For context, there were 30,000 annual interior removals in 2003, when President George W. Bush created the Department of Homeland Security. By 2008, Bush’s last full year in office, that number rose to 140,000 interior removals per year. It is clear that Bush initiated an immigration law enforcement program targeting interior removals. The Obama administration continued and intensified Bush’s focus on interior enforcement. The report shows that interior removals reached a peak of 188,000 in 2011, two years after Obama took office.
In 2012, perhaps in response to widespread criticism from Latinos, Obama reversed course. As a result, interior removals fell to 131,000 in 2013, a sharp drop but still far more than the yearly numbers under the Bush administration, except for 2008. During Obama’s first term alone, there were nearly three-quarters of a million interior removals — far more than during all of Bush’s eight years in office.
Beyond interior versus border removals, the report details the number of years deportees lived in the United States prior to being apprehended. According to the Migration Policy Institute, from 2003 to 2013, 648,000 of the deportees had lived in the United States for at least three years. Nearly a third of them, 216,000, had lived in the U.S. for at least 10 years. Deportations of long-term U.S. residents are often the most harmful to families and communities in the U.S., since they are the most likely to lead to family separation.
The 2 million deportations under Obama do not necessarily mean that 2 million families were separated. But this program of mass deportation has meant that least 216,000 people who likely intended to settle permanently in this country have been torn from their homes over the past decade. That amounts to the city of Rochester, New York, being depleted of its population over the course of 10 years. Or perhaps more accurately, imagine every father in San Francisco being removed from the country.
The Obama administration insists the focus on interior enforcement is making our communities safer. However, the numbers belie Obama’s claim that he is focused on deporting criminals.
To be sure, the percentage of criminal removals under the Obama administration (46 percent) is higher than under the Bush administration (36 percent). By 2013, fully 87 percent of interior removals involved people with criminal convictions. However, the details paint a different story. For example, in 2013 immigration offenses accounted for 30 percent of the 200,000 removals on criminal grounds. The vast majority of these crimes are illegal entry or illegal re-entry. The difference between a noncriminal, undocumented immigrant and a criminal alien convicted of illegal entry or re-entry is entirely a matter of prosecutorial discretion. Ultimately, it is difficult to substantiate the official claim that a higher percentage of criminal removals means that deportations are enhancing public safety. Overall, the data reveals that people with fairly minor convictions account for the majority of criminal removals in 2013. About 14,000 people were deported for drug possession, 28,000 for traffic crimes and nearly 5,000 for nuisance offenses such as trespassing and vandalism.
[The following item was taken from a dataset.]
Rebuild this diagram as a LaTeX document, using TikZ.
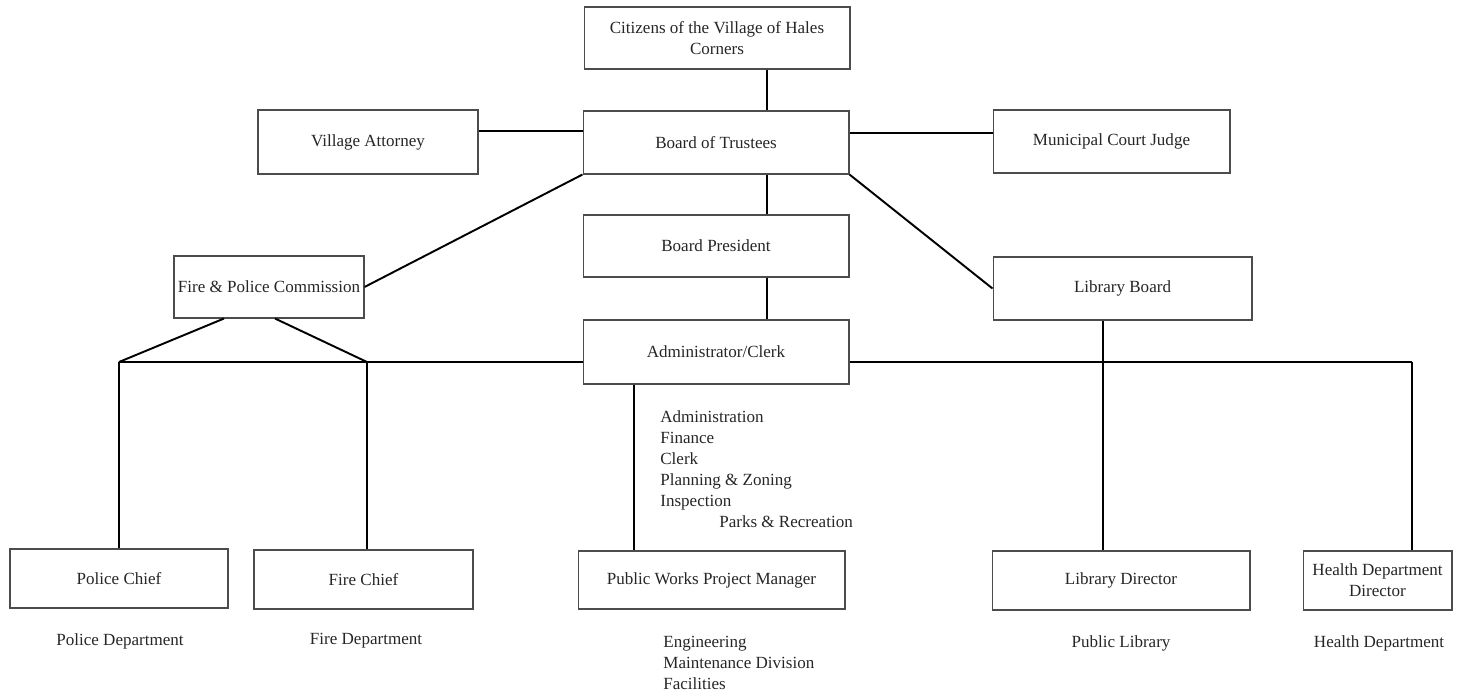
\documentclass[tikz,border=0pt]{standalone}
\usepackage{fontspec}
\setmainfont{Liberation Serif}
\usetikzlibrary{calc}

\begin{document}
\begin{tikzpicture}[x=0.02cm, y=-0.02cm,
	font=\fontsize{9.7}{12}\selectfont,
	unit/.style={draw=black!70, line width=0.6pt, fill=white, inner sep=1pt, align=center, text=black!85},
	link/.style={line width=1.1pt},
	note/.style={inner sep=0pt, align=left, text=black!85}]

\useasboundingbox (0,0) rectangle (1461,696);

\coordinate (spine)  at (767,0);
\coordinate (busL)   at (119,362);
\coordinate (busF)   at (367,362);
\coordinate (busR)   at (1412,362);
\coordinate (pwline) at (634,0);
\coordinate (libline) at (1103,0);

%upper boxes
\node[unit, minimum width=5.32cm, minimum height=1.24cm] (cit)   at (717,38)    {Citizens of the Village of Hales\\Corners};
\node[unit, minimum width=5.32cm, minimum height=1.26cm] (trust) at (716,142.5)  {Board of Trustees};
\node[unit, minimum width=4.40cm, minimum height=1.28cm] (atty)  at (368,142)    {Village Attorney};
\node[unit, minimum width=4.74cm, minimum height=1.26cm] (judge) at (1111.5,141.5) {Municipal Court Judge};
\node[unit, minimum width=5.32cm, minimum height=1.24cm] (pres)  at (716,246)    {Board President};
\node[unit, minimum width=3.80cm, minimum height=1.24cm] (fpc)   at (269,287)    {Fire \& Police Commission};
\node[unit, minimum width=5.18cm, minimum height=1.26cm] (libb)  at (1122.5,288.5) {Library Board};
\node[unit, minimum width=5.32cm, minimum height=1.28cm] (admin) at (716,352)    {Administrator/Clerk};
%
%lower boxes
\node[unit, minimum width=4.36cm, minimum height=1.18cm] (police) at (119,578.5)  {Police Chief};
\node[unit, minimum width=4.38cm, minimum height=1.18cm] (fire)   at (363.5,579.5) {Fire Chief};
\node[unit, minimum width=5.34cm, minimum height=1.16cm] (pwm)    at (711.5,580)  {Public Works Project Manager};
\node[unit, minimum width=5.16cm, minimum height=1.18cm] (libd)   at (1121,580.5) {Library Director};
\node[unit, minimum width=2.98cm, minimum height=1.18cm] (hdd)    at (1377.5,580.5) {Health Department\\Director};

%links
\draw [link] (cit.south -| spine)   -- (trust.north -| spine);	%cit--trust
\draw [link] (trust.south -| spine) -- (pres.north -| spine);	%trust--pres
\draw [link] (pres.south -| spine)  -- (admin.north -| spine);	%pres--admin
\draw [link] ([yshift=0.22cm]atty.east)  -- ([yshift=0.22cm]atty.east -| trust.west);	%atty--trust
\draw [link] ([yshift=0.19cm]trust.east) -- ([yshift=0.19cm]trust.east -| judge.west);	%trust--judge
\draw [link] (trust.south west) -- (fpc.east);	%trust--fpc
\draw [link] (trust.south east) -- (libb.west);	%trust--libb
%
\draw [link] ([xshift=-0.9cm]fpc.south) -- (busL);	%fpc--busL
\draw [link] ([xshift=0.12cm]fpc.south) -- (busF);	%fpc--busF
\draw [link] (busL) -- (admin.west |- busL);	%bus left
\draw [link] (admin.east |- busR) -- (busR);	%bus right
%
\draw [link] (busL) -- (police.north);	%busL--police
\draw [link] (busF) -- (fire.north -| busF);	%busF--fire
\draw [link] (admin.south -| pwline) -- (pwm.north -| pwline);	%admin--pwm
\draw [link] (libb.south -| libline) -- (libd.north -| libline);	%libb--libd
\draw [link] (busR) -- (hdd.north -| busR);	%busR--hdd

%labels
\node[note, anchor=north west] (duties) at (660,410) {Administration\\Finance\\Clerk\\Planning \& Zoning\\Inspection\\\hspace*{1.18cm}Parks \& Recreation};
%
\node[note] (policedept) at (120,641)  {Police Department};
\node[note] (firedept)   at (366,641)  {Fire Department};
\node[note, anchor=north west] (works) at (663,636) {Engineering\\Maintenance Division\\Facilities};
\node[note] (library)    at (1121,643) {Public Library};
\node[note] (health)     at (1379,643) {Health Department};

\end{tikzpicture}
\end{document}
It is encouraging that the Obama administration changed course in 2012 and moved enforcement resources from the interior to the border. However, continued focus on interior removals, including those of people with minor criminal convictions, is sure to further alienate Latino voters, because they are the most likely to be affected when immigrant families are torn apart.
The majority of Latino voters are expected to sit out the midterm elections. If Democrats expect Latinos to turn out in large numbers in 2016, they will need to end the stalemate on immigration reform. It may be too late to change Obama’s legacy as “deporter in chief,” but he still has time to create a different legacy by taking executive action and ending his program of mass deportation.